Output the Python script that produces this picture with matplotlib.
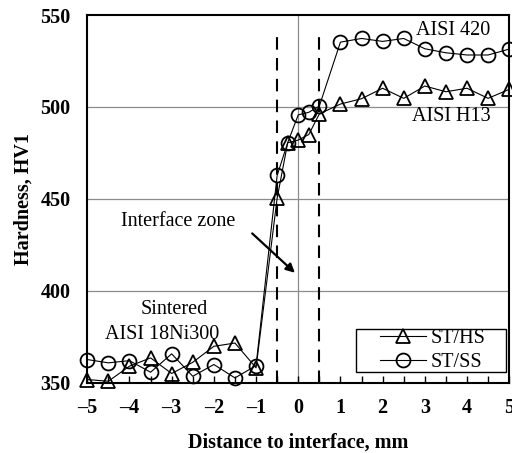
import numpy as np
from matplotlib import pyplot as plt
from matplotlib.ticker import MultipleLocator
from matplotlib.patches import Rectangle

plt.rcParams['font.family'] = ['Liberation Serif', 'DejaVu Serif']

# data
x_pos = [-5, -4.5, -4, -3.5, -3, -2.5, -2, -1.5, -1, -0.5, -0.25, 0, 0.25, 0.5,
         1, 1.5, 2, 2.5, 3, 3.5, 4, 4.5, 5]
hv_st_hs = [351.6, 350.7, 358.9, 363.4, 354.9, 361.0, 369.7, 371.5, 358.0, 450.4,
            480.5, 482.0, 485.0, 496.2, 501.6, 504.5, 510.2, 504.7, 511.4, 508.3,
            510.2, 504.7, 509.6]
hv_st_ss = [362.5, 360.7, 361.9, 355.6, 365.6, 353.4, 359.8, 352.5, 359.2, 462.7,
            480.6, 495.7, 497.1, 500.5, 535.3, 537.3, 535.7, 537.3, 531.7, 529.5,
            528.3, 528.3, 531.5]
zone_edges = [-0.5, 0.5]

fs = 14.5

fig = plt.figure(figsize=(5.12, 4.53), dpi=100)
ax = fig.add_axes([0.1705, 0.1556, 0.824, 0.811])

# grid
for yv in [400, 450, 500]:
    ax.axhline(yv, color='#8c8c8c', lw=0.9, zorder=0)
ax.axvline(0, color='#8c8c8c', lw=0.9, zorder=0)

# interface zone boundaries
for xe in zone_edges:
    ax.plot([xe, xe], [350, 538], color='black', lw=1.5, ls=(0, (6, 4)), zorder=1)

ax.plot(x_pos, hv_st_hs, color='black', lw=0.8, marker='^', ms=9.5,
        mfc='none', mec='black', mew=1.3, label='ST/HS', clip_on=False, zorder=3)
ax.plot(x_pos, hv_st_ss, color='black', lw=0.8, marker='o', ms=10,
        mfc='none', mec='black', mew=1.3, label='ST/SS', clip_on=False, zorder=3)

ax.set_xlim(-5, 5)
ax.set_ylim(350, 550)
ax.xaxis.set_major_locator(MultipleLocator(1))
ax.xaxis.set_minor_locator(MultipleLocator(0.5))
ax.yaxis.set_major_locator(MultipleLocator(50))
ax.tick_params(axis='x', which='both', direction='in', length=5, width=1,
               labelsize=fs, pad=11)
ax.tick_params(axis='y', length=0, labelsize=fs, pad=12)
ax.set_xticklabels([('\u2013' + str(abs(int(v)))) if v < 0 else str(int(v))
                    for v in ax.get_xticks()], fontweight='bold')
for lab in ax.get_yticklabels():
    lab.set_fontweight('bold')
for s in ax.spines.values():
    s.set_linewidth(1.5)

ax.set_xlabel('Distance to interface, mm', fontsize=fs, fontweight='bold', labelpad=11)
ax.set_ylabel('Hardness, HV1', fontsize=fs, fontweight='bold', labelpad=5)

ax.text(3.67, 541.8, 'AISI 420', fontsize=fs, ha='center', va='center')
ax.text(3.64, 495, 'AISI H13', fontsize=fs, ha='center', va='center')
ax.text(-2.84, 437.7, 'Interface zone', fontsize=fs, ha='center', va='center')
ax.text(-2.94, 390, 'Sintered', fontsize=fs, ha='center', va='center')
ax.text(-3.23, 376, 'AISI 18Ni300', fontsize=fs, ha='center', va='center')
ax.annotate('', xy=(-0.03, 408.7), xytext=(-1.14, 432.2),
            arrowprops=dict(arrowstyle='-|>', color='black', lw=1.6,
                            mutation_scale=13))

# legend box (wider than the entries, as in the original)
ax.add_patch(Rectangle((0.637, 0.029), 0.355, 0.117, transform=ax.transAxes,
                       fill=True, facecolor='white', edgecolor='black',
                       lw=1.0, zorder=4))
leg = ax.legend(loc='center', bbox_to_anchor=(0.8185, 0.0875), fontsize=fs,
                frameon=False, handlelength=2.3, borderpad=0,
                labelspacing=0.22, handletextpad=0.2, borderaxespad=0)
leg.set_zorder(5)

plt.savefig('out.png', dpi=100)
plt.close()
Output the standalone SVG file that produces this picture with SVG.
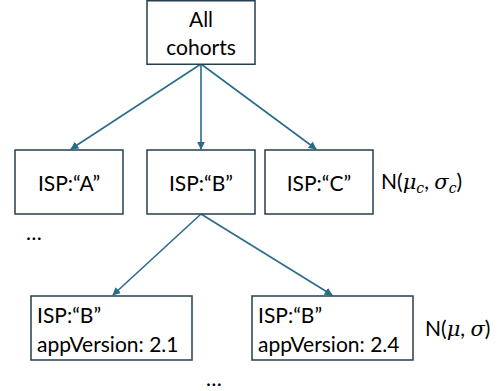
<svg xmlns="http://www.w3.org/2000/svg" width="500" height="391" viewBox="0 0 500 391">
<defs>
<style>
.box{fill:#fff;stroke:#243f4f;stroke-width:1.5}
.t{font-family:Lato,"Open Sans",sans-serif;font-size:21px;fill:#000}
.c{text-anchor:middle}
.edge{stroke:#2a6b8c;stroke-width:1.6;fill:none;marker-end:url(#ah)}
.m{font-family:"DejaVu Serif","Liberation Serif",serif;font-style:italic}
</style>
<marker id="ah" viewBox="0 0 10 10" refX="9" refY="5" markerWidth="5" markerHeight="5" orient="auto" markerUnits="strokeWidth">
<path d="M0,0 L10,5 L0,10 z" fill="#2a6b8c"/>
</marker>
</defs>
<rect width="500" height="391" fill="#fff"/>
<g id="connectors">
<line class="edge" x1="201" y1="64" x2="71" y2="149"/>
<line class="edge" x1="201" y1="64" x2="201" y2="149"/>
<line class="edge" x1="201" y1="64" x2="316" y2="149"/>
<line class="edge" x1="201" y1="214" x2="113" y2="295"/>
<line class="edge" x1="201" y1="214" x2="332" y2="295"/>
</g>
<g id="node-all">
<rect class="box" x="147" y="0.75" width="108" height="63.5"/>
<text class="t c" x="201" y="27">All</text>
<text class="t c" x="201" y="55">cohorts</text>
</g>
<g id="node-a">
<rect class="box" x="15" y="150" width="108" height="64"/>
<text class="t c" x="69" y="191">ISP:“A”</text>
</g>
<g id="node-b">
<rect class="box" x="147" y="150" width="108" height="64"/>
<text class="t c" x="201" y="191">ISP:“B”</text>
</g>
<g id="node-c">
<rect class="box" x="265" y="150" width="108" height="64"/>
<text class="t c" x="319" y="191">ISP:“C”</text>
</g>
<g id="label-nc">
<text class="t" x="381" y="189">N(<tspan class="m">μ</tspan><tspan class="m" font-size="14" dy="4">c</tspan><tspan dy="-4">, </tspan><tspan class="m">σ</tspan><tspan class="m" font-size="14" dy="4">c</tspan><tspan dy="-4">)</tspan></text>
</g>
<g id="dots-1">
<text class="t" x="26" y="240">…</text>
</g>
<g id="node-b21">
<rect class="box" x="31" y="296" width="161" height="64"/>
<text class="t" x="37" y="323">ISP:“B”</text>
<text class="t" x="37" y="352">appVersion: 2.1</text>
</g>
<g id="node-b24">
<rect class="box" x="252" y="296" width="161" height="64"/>
<text class="t" x="258" y="323">ISP:“B”</text>
<text class="t" x="258" y="352">appVersion: 2.4</text>
</g>
<g id="label-n">
<text class="t" x="425" y="336">N(<tspan class="m">μ</tspan>, <tspan class="m">σ</tspan>)</text>
</g>
<g id="dots-2">
<text class="t" x="206" y="386">…</text>
</g>
</svg>
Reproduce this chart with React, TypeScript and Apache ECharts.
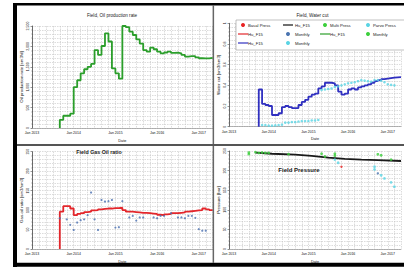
import React, { useEffect, useRef } from 'react';
import * as echarts from 'echarts';

// ---- data (months as YYYY-MM) ----
const OIL_START = '2013-09';
const oilRate = [200, 300, 300, 350, 1000, 1170, 1340, 1440, 1500, 1570, 1910, 1790, 2010, 2320, 2120,
  1460, 1340, 1210, 2500, 2470, 2360, 2280, 2170, 2070, 1910, 1870, 1970, 1930, 1870, 1830,
  1850, 1870, 1840, 1845, 1830, 1790, 1750, 1760, 1760, 1730, 1710, 1705, 1705, 1720];

const WC_START = '2013-10';
const waterCut = [0.36, 0.22, 0.21, 0.20, 0.113, 0.113, 0.13, 0.19, 0.20, 0.19, 0.18, 0.18,
  0.21, 0.24, 0.26, 0.29, 0.31, 0.32, 0.37, 0.39, 0.425, 0.425, 0.42, 0.40, 0.34, 0.31, 0.32,
  0.36, 0.37, 0.36, 0.38, 0.39, 0.40, 0.41, 0.425, 0.44, 0.45, 0.46, 0.465, 0.47, 0.475, 0.478, 0.48];

const WC_OBS_START = '2013-11';
const waterCutMonthly = [0.016, 0.016, 0.01, 0.01, 0.013, 0.016, 0.02, 0.04, 0.04, 0.045, 0.045,
  0.05, 0.055, 0.055, 0.055, 0.06, 0.06, 0.065,
  0.355, 0.36, 0.365, 0.37, 0.385, 0.39, 0.40, 0.41, 0.42, 0.425, 0.43, 0.44, 0.45, 0.445, 0.44,
  0.435, 0.45, 0.45, 0.445, 0.43, 0.41, 0.405, 0.40];

const GOR_START = '2013-09';
const gor = [96, 110, 110, 104, 87, 90, 92, 95, 96, 99, 100, 102, 103, 104, 104, 105, 105, 106,
  100, 96, 96, 95, 94, 93, 93, 92, 91, 90, 88, 87, 89, 90, 92, 92, 93, 94, 96, 97, 98, 99, 100, 104, 102, 100];

const gorObsDates = ['2013-09', '2013-11', '2013-12', '2014-01', '2014-02', '2014-03', '2014-04', '2014-05',
  '2014-06', '2014-07', '2014-08', '2014-09', '2014-10', '2014-11', '2014-12', '2015-01', '2015-02', '2015-03',
  '2015-05', '2015-06', '2015-07', '2015-08', '2015-09', '2015-12', '2016-01', '2016-02', '2016-03', '2016-05',
  '2016-07', '2016-08', '2016-09', '2016-10', '2016-11', '2016-12', '2017-01', '2017-02', '2017-03'];
const gorObs = [79, 76, 62, 49, 68, 74, 76, 87, 145, 76, 49, 126, 122, 123, 126, 55, 56, 123,
  81, 85, 73, 81, 81, 81, 79, 85, 85, 92, 81, 81, 79, 85, 85, 80, 51, 47, 47];

const presSimDates = ['2013-09', '2014-02', '2014-09', '2015-02', '2015-07', '2015-12', '2016-05', '2016-10', '2017-05'];
const presSim = [246, 243, 240.5, 237.5, 233, 230, 228, 226.5, 224.5];

const multiDates = ['2013-07', '2013-07', '2013-09', '2013-10', '2013-11', '2013-12', '2014-01', '2014-07',
  '2015-05', '2015-06', '2015-09', '2015-09', '2016-10', '2016-11', '2017-02'];
const multiPress = [246, 242, 247, 245, 246, 245, 245, 242, 243, 236, 243, 238, 241.5, 239, 228];

const parvoDates = ['2015-09', '2015-10', '2016-09', '2016-09', '2016-11', '2016-12', '2017-02', '2017-03'];
const parvoPress = [228, 220, 210, 203, 188, 180, 170, 159];

const monthlyPresDates = ['2016-10'];
const monthlyPress = [193];

const basalDates = ['2015-11'];
const basalPress = [210];

const legendItems = [
  { name: 'Basal Press', kind: 'dot', color: '#e82222' },
  { name: 'Hu_F15', kind: 'line', color: '#111111' },
  { name: 'Multi Press', kind: 'dot', color: '#3ccf3c' },
  { name: 'Parvo Press', kind: 'dot', color: '#5ad4e4' },
  { name: 'Hu_F15', kind: 'line', color: '#e3262b' },
  { name: 'Monthly', kind: 'dot', color: '#4a74b0' },
  { name: 'Hu_F15', kind: 'line', color: '#2b9e2b' },
  { name: 'Monthly', kind: 'dot', color: '#3ccf3c' },
  { name: 'Hu_F15', kind: 'line', color: '#3030c0' },
  { name: 'Monthly', kind: 'dot', color: '#5ad4e4' },
];

// ---- helpers ----
const mi = (s: string) => {
  const [y, m] = s.split('-').map(Number);
  return (y - 2013) * 12 + (m - 1);
};
const stepData = (start: string, values: number[]) => {
  const s = mi(start);
  const pts: number[][] = [[s, 0]];
  values.forEach((v, i) => pts.push([s + i, v]));
  pts.push([s + values.length, values[values.length - 1]]);
  return pts;
};
const seqData = (start: string, values: number[]) => values.map((v, i) => [mi(start) + i, v]);
const pairData = (dates: string[], values: number[]) => dates.map((d, i) => [mi(d), values[i]]);

const FONT = 'Arial, sans-serif';
const gridLine = { show: true, lineStyle: { color: '#c4c4c4', width: 0.6, type: [1.5, 1] as any } };

const xAxisCfg = (i: number) => ({
  type: 'value', gridIndex: i, min: 0, max: 52, interval: 2,
  axisLine: { show: true, onZero: false, lineStyle: { color: '#888', width: 0.6 } },
  axisTick: { show: false },
  axisLabel: {
    fontSize: 3.5, color: '#111', margin: 3, fontFamily: FONT,
    formatter: (v: number) => (v % 12 === 0 ? 'Jan ' + (2013 + v / 12) : ''),
  },
  splitLine: gridLine,
  name: 'Date', nameLocation: 'middle', nameGap: 10.5,
  nameTextStyle: { fontSize: 3.8, color: '#111', fontFamily: FONT },
});

const yAxisCfg = (i: number, max: number, interval: number, name: string) => ({
  type: 'value', gridIndex: i, min: 0, max, interval,
  axisLine: { show: true, lineStyle: { color: '#333', width: 0.7 } },
  axisTick: { show: true, length: 1.5, lineStyle: { color: '#333', width: 0.5 } },
  minorTick: { show: true, splitNumber: 5, length: 0.8, lineStyle: { color: '#555', width: 0.4 } },
  minorSplitLine: gridLine,
  splitLine: gridLine,
  axisLabel: { rotate: 90, fontSize: 3.5, color: '#111', margin: 2.5, fontFamily: FONT },
  name, nameLocation: 'middle', nameGap: 9, nameRotate: 90,
  nameTextStyle: { fontSize: 4.4, color: '#111', fontFamily: FONT },
});

const lineSeries = (name: string, idx: number, data: number[][], color: string, step: any) => ({
  name, type: 'line', xAxisIndex: idx, yAxisIndex: idx, data, step, symbol: 'none',
  lineStyle: { color, width: 1.8 }, z: 3,
});
const dotSeries = (name: string, idx: number, data: number[][], color: string, size: number) => ({
  name, type: 'scatter', xAxisIndex: idx, yAxisIndex: idx, data, symbolSize: size,
  itemStyle: { color }, z: 4,
});

const colX = [243, 288, 325, 368];
const textX = [248, 295, 330, 373];
const rowY = [25, 34, 43];

const legendGraphics: any[] = [
  { type: 'rect', shape: { x: 236, y: 20, width: 180, height: 30 }, style: { fill: '#fff', stroke: '#999', lineWidth: 0.6 }, z: 20 },
];
legendItems.forEach((it, k) => {
  const c = k % 4;
  const r = Math.floor(k / 4);
  const y = rowY[r];
  if (it.kind === 'dot') {
    legendGraphics.push({ type: 'circle', shape: { cx: colX[c], cy: y, r: 2 }, style: { fill: it.color }, z: 21 });
  } else {
    legendGraphics.push({ type: 'line', shape: { x1: colX[c] - 5, y1: y, x2: colX[c] + 5, y2: y }, style: { stroke: it.color, lineWidth: 1.2 }, z: 21 });
  }
  legendGraphics.push({
    type: 'text', x: textX[c], y, z: 21,
    style: { text: it.name, fill: '#222', font: `4.2px ${FONT}`, verticalAlign: 'middle', align: 'left' },
  });
});

const option: any = {
  animation: false,
  backgroundColor: '#fff',
  textStyle: { fontFamily: FONT },
  grid: [
    { left: 32, top: 26, width: 180.7, height: 102 },
    { left: 229, top: 23.3, width: 180.7, height: 103.4 },
    { left: 32, top: 151.7, width: 180.7, height: 97.3 },
    { left: 229, top: 151, width: 180.7, height: 98 },
  ],
  xAxis: [0, 1, 2, 3].map(xAxisCfg),
  yAxis: [
    yAxisCfg(0, 2500, 500, 'Oil production rate [sm3/d]'),
    yAxisCfg(1, 1, 0.2, 'Water cut [sm3/sm3]'),
    yAxisCfg(2, 250, 50, 'Gas-oil ratio [sm3/sm3]'),
    yAxisCfg(3, 250, 50, 'Pressure [bar]'),
  ],
  series: [
    lineSeries('Hu_F15 oil', 0, stepData(OIL_START, oilRate), '#2b9e2b', 'end'),
    lineSeries('Hu_F15 wc', 1, stepData(WC_START, waterCut), '#3030c0', 'end'),
    dotSeries('Monthly wc', 1, seqData(WC_OBS_START, waterCutMonthly), '#5ad4e4', 2.6),
    lineSeries('Hu_F15 gor', 2, stepData(GOR_START, gor), '#e3262b', 'end'),
    dotSeries('Monthly gor', 2, pairData(gorObsDates, gorObs), '#4a6fb0', 2.2),
    lineSeries('Hu_F15 pres', 3, pairData(presSimDates, presSim), '#1a1a1a', false),
    dotSeries('Multi Press', 3, pairData(multiDates, multiPress), '#3ccf3c', 2.8),
    dotSeries('Parvo Press', 3, pairData(parvoDates, parvoPress), '#5ad4e4', 2.8),
    dotSeries('Monthly pres', 3, pairData(monthlyPresDates, monthlyPress), '#4a74b0', 2.4),
    dotSeries('Basal Press', 3, pairData(basalDates, basalPress), '#e82222', 2.4),
  ],
  graphic: [
    { type: 'rect', shape: { x: 13, y: 3, width: 395, height: 2.5 }, style: { fill: '#000' }, z: 30 },
    { type: 'rect', shape: { x: 13, y: 3, width: 4, height: 264 }, style: { fill: '#000' }, z: 30 },
    { type: 'rect', shape: { x: 13, y: 262.7, width: 395, height: 4 }, style: { fill: '#000' }, z: 30 },
    { type: 'rect', shape: { x: 212.6, y: 5, width: 1.5, height: 258 }, style: { fill: '#666' }, z: 30 },
    { type: 'rect', shape: { x: 17, y: 144, width: 391, height: 2 }, style: { fill: '#555' }, z: 30 },
    { type: 'text', x: 112, y: 15.5, z: 25, style: { text: 'Field, Oil production rate', fill: '#222', font: `4.6px ${FONT}`, align: 'center', verticalAlign: 'middle' } },
    { type: 'text', x: 312.5, y: 15, z: 25, style: { text: 'Field, Water cut', fill: '#222', font: `4.6px ${FONT}`, align: 'center', verticalAlign: 'middle' } },
    { type: 'text', x: 99, y: 151.5, z: 25, style: { text: 'Field Gas Oil ratio', fill: '#222', font: `bold 5.3px ${FONT}`, align: 'center', verticalAlign: 'middle' } },
    { type: 'text', x: 299, y: 170, z: 25, style: { text: 'Field Pressure', fill: '#222', font: `bold 6px ${FONT}`, align: 'center', verticalAlign: 'middle' } },
    ...legendGraphics,
  ],
};

export default function App() {
  const ref = useRef<HTMLDivElement>(null);
  useEffect(() => {
    const chart = echarts.init(ref.current!, null, { renderer: 'svg' });
    chart.setOption(option);
    return () => chart.dispose();
  }, []);
  return (
    <div
      ref={ref}
      style={{ position: 'fixed', left: 0, top: 0, width: 404, height: 268, background: '#fff' }}
    />
  );
}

### Short task
Leave out the pictures. Transcribe only the lines above, from the first through the one that contains "plt.rcParams['font.family'] = ['Liberation".

### Solution below
Output the Python script that produces this picture with matplotlib.
import numpy as np
from matplotlib import pyplot as plt
from matplotlib.ticker import MultipleLocator
from matplotlib.patches import Rectangle

plt.rcParams['font.family'] = ['Liberation Serif', 'DejaVu Serif']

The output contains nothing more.